A chronicle of the School’s establishment and philosophy, as well as the vision of its founders, is captured by Stephanos Delta in three of his articles, published in 1932 in the journal, Ergasia:
“On August 13, 1925, the Founding Committee was granted a charter under the name "Hellenic American Educational Foundation," with an American sister society established in New York, the two societies having as their common goal the founding of Athens College. Conforming to the vision of the founders, the mission of this School would be to educate and shape the character of Greek boys from Greece and from abroad.

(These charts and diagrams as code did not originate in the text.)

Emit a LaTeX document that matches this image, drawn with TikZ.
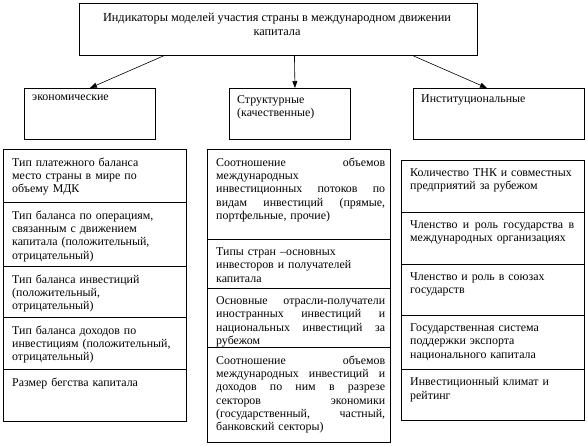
\documentclass[tikz,border=0pt]{standalone}
\usepackage{fontspec}
\setmainfont{Liberation Serif}
\newfontfamily\tnr{Liberation Serif}
\usetikzlibrary{arrows.meta}
\newcommand\mycell[7]{%
  \node[cellbox, minimum width=#4pt, minimum height=#5pt] (#1) at (#2,#3) {};
  \node[celltxt, text width=#6pt] (#1t) at ([xshift=9pt,yshift=-8.5pt]#1.north west) {#7};
}
\begin{document}
\begin{tikzpicture}[x=1pt,y=-1pt,
  cellbox/.style={draw=black, line width=0.9pt, inner sep=0pt, anchor=north west},
  celltxt/.style={anchor=north west, inner sep=0pt, align=left,
    font=\tnr\fontsize{11.9}{13.3}\selectfont},
  arr/.style={-{Triangle[length=7pt,width=5pt]}, line width=0.6pt}]
\useasboundingbox (0,0) rectangle (587,445);
% top box
\node[cellbox, minimum width=398pt, minimum height=52pt] (top) at (79,3) {};
\node[inner sep=0pt, align=center, font=\tnr\fontsize{12.3}{14}\selectfont] (topt) at (277,24)
  {Индикаторы моделей участия страны в международном движении\\капитала};
% middle row
\node[cellbox, minimum width=131pt, minimum height=51pt] (eco) at (24,88) {};
\node[celltxt, text width=120pt] (ecot) at ([xshift=8pt,yshift=-7pt]eco.north west) {экономические};
\node[cellbox, minimum width=121pt, minimum height=51pt] (str) at (229,88) {};
\node[celltxt, text width=110pt] (strt) at ([xshift=8pt,yshift=-7pt]str.north west) {Структурные\\(качественные)};
\node[cellbox, minimum width=171pt, minimum height=51pt] (inst) at (413,88) {};
\node[celltxt, text width=160pt] (instt) at ([xshift=8pt,yshift=-7pt]inst.north west) {Институциональные};
% arrows
\draw[arr] ([xshift=-115pt]top.south) -- (eco.north);
\draw[arr] ([xshift=16pt]top.south) -- ([xshift=5pt]str.north);
\draw[arr] ([xshift=135pt]top.south) -- ([xshift=-12pt]inst.north);
% left column
\mycell{l1}{3}{149}{183}{53}{170}{Тип платежного баланса\\место страны в мире по\\объему МДК}
\mycell{l2}{3}{202}{183}{64}{170}{Тип баланса по операциям,\\связанным с движением\\капитала (положительный,\\отрицательный)}
\mycell{l3}{3}{266}{183}{51}{170}{Тип баланса инвестиций\\(положительный,\\отрицательный)}
\mycell{l4}{3}{317}{183}{52}{170}{Тип баланса доходов по\\инвестициям (положительный,\\отрицательный)}
\mycell{l5}{3}{369}{183}{52}{170}{Размер бегства капитала}
% middle column
\mycell{m1}{207}{149}{183}{90}{169}{Соотношение\hfill объемов\\международных\\инвестиционных\hfill потоков\hfill по\\видам\hfill инвестиций\hfill (прямые,\\портфельные, прочие)}
\mycell{m2}{207}{239}{183}{49}{169}{Типы стран –основных\\инвесторов и получателей\\капитала}
\mycell{m3}{207}{288}{183}{59}{169}{Основные\hfill отрасли-получатели\\иностранных\hfill инвестиций\hfill и\\национальных\hfill инвестиций\hfill за\\рубежом}
\mycell{m4}{207}{347}{183}{95}{169}{Соотношение\hfill объемов\\международных\hfill инвестиций\hfill и\\доходов\hfill по\hfill ним\hfill в\hfill разрезе\\секторов\hfill экономики\\(государственный,\hfill частный,\\банковский секторы)}
% right column
\mycell{r1}{401}{160}{183}{52}{172}{Количество ТНК и совместных\\предприятий за рубежом}
\mycell{r2}{401}{212}{183}{52}{164}{Членство\hfill и\hfill роль\hfill государства\hfill в\\международных организациях}
\mycell{r3}{401}{264}{183}{51}{172}{Членство и роль в союзах\\государств}
\mycell{r4}{401}{315}{183}{54}{172}{Государственная система\\поддержки экспорта\\национального капитала}
\mycell{r5}{401}{369}{183}{51}{172}{Инвестиционный климат и\\рейтинг}
\end{tikzpicture}
\end{document}
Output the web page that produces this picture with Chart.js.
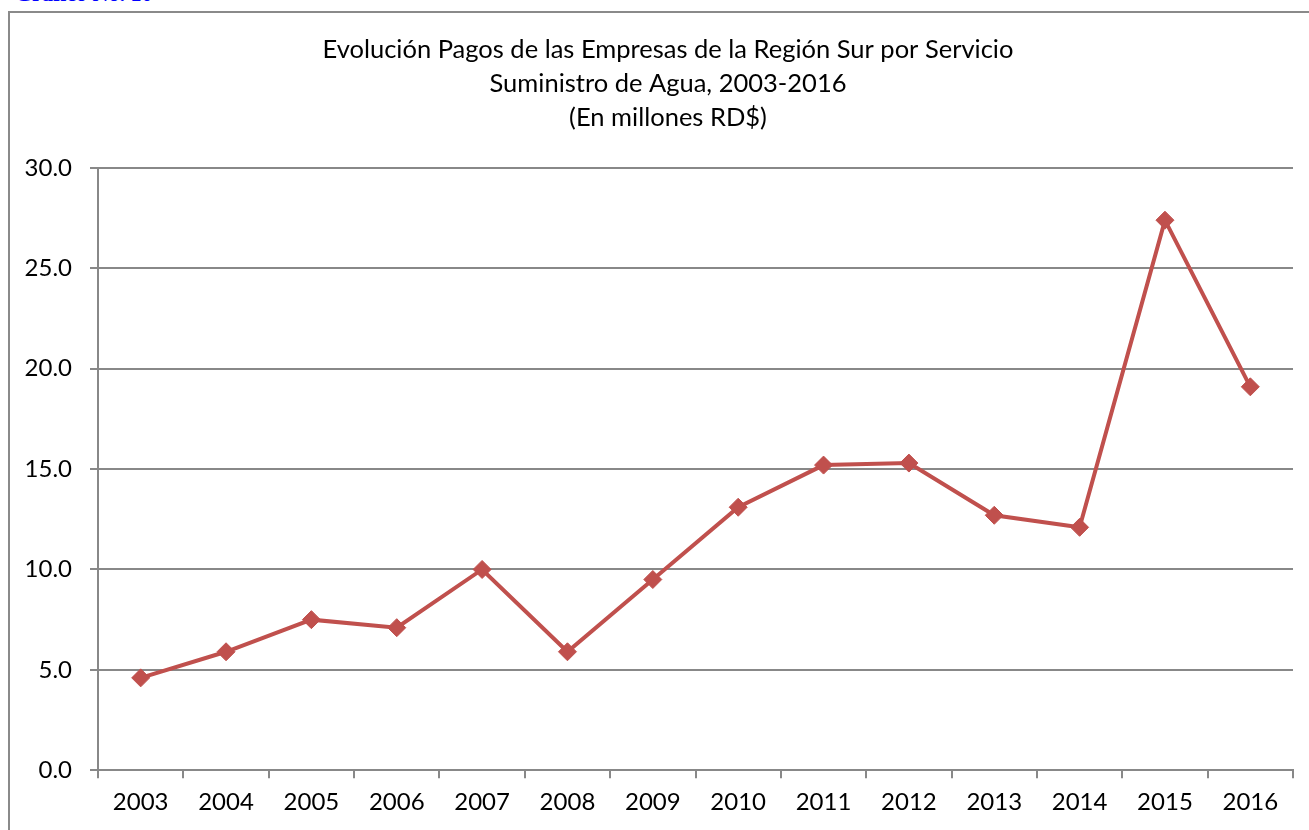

The founders dreamt of a school that would provide Greek society with patriotic men, humanists of straightforward character, young men endowed with bodily strength and the intellect required to overcome discouraging obstacles. Its students, in acquiring the secondary education provided to them, would thirst for more knowledge from systematic study and from life itself.
A combination of American and Greek educational systems was considered suitable to achieve such a purpose. The results, up to now, seem to justify the opinion of the founders”. *
* Steph. Delta, “Establishment, goal and undertaking of Athens College, I”, Ergasia magazine, vol. 136 (August 7, 1932), p. 997.